The theory some have is that the reason for growing wage inequality is that the market is rewarding those with more skill. David Card says it's more complicated than that, and to that I have to say, "duh! of course it's more complicated than that." This David Card fellow seems brighter than your average economist.
One thing we pointed out, for example, is that women are lower skilled than men, if you take the fact that they have lower wages as evidence of their skill. The SBTC theory says that people with lower skills should have slower wage growth than people with higher skills. But over the 1980s, women did much better than men. It's also the case that over the 1990s, women's relative wages were fairly stable again. So there was a long period of stability of women's relative wages, then a period of convergence of women relative to men that ended in 1991-92, and then stability again. That's an important set of trends that SBTC doesn't address. SBTC might be consistent with it; it might not be, but the theory needs a lot of auxiliary hypotheses to work.

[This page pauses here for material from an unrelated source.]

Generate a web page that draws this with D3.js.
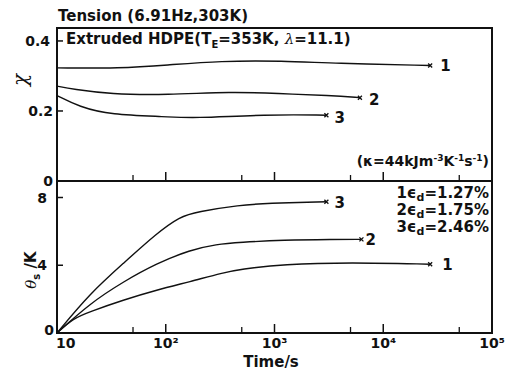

Obviously the change had to do with women choosing to acquire more valuable skills because society encouraged women in this direction during the 1970s and 1980s. However, many women still choose to acquire less valuable skills because they place less value on money. Furthermore, in fields dominated by women, the average salary is depressed because women place less value on earning money thereby depressing the collective bargaining power of all the workers in that field.
Another trend that didn't fit with the SBTC hypothesis concerns the relative wages of people with different bachelor's degrees. There are a couple of different data sets that collect starting salaries for newly minted B.A.s. What these data show is quite remarkable. Everyone knows that the average wage of young college graduates went up over the 1980s. It wasn't the case, however, that the gains were most pronounced in engineering or science. They were actually greater for graduates in the humanities, which doesn't seem consistent with the idea that there is increasing demand for technically proficient, computer-savvy people.
Now there's something I never knew before! Maybe, because of a combination of H1-B visa technical workers and outsourcing of labor to foreign countries, wages for technical workers are being depressed. Humanities graduates are probably working in marketing related functions, and this lends evidence to my long held contention that the United States is moving towards a marketing economy.
This doesn't mean that the average engineering or computer science graduate doesn't still earn more than the average humanities graduate, just that the gap has been declining.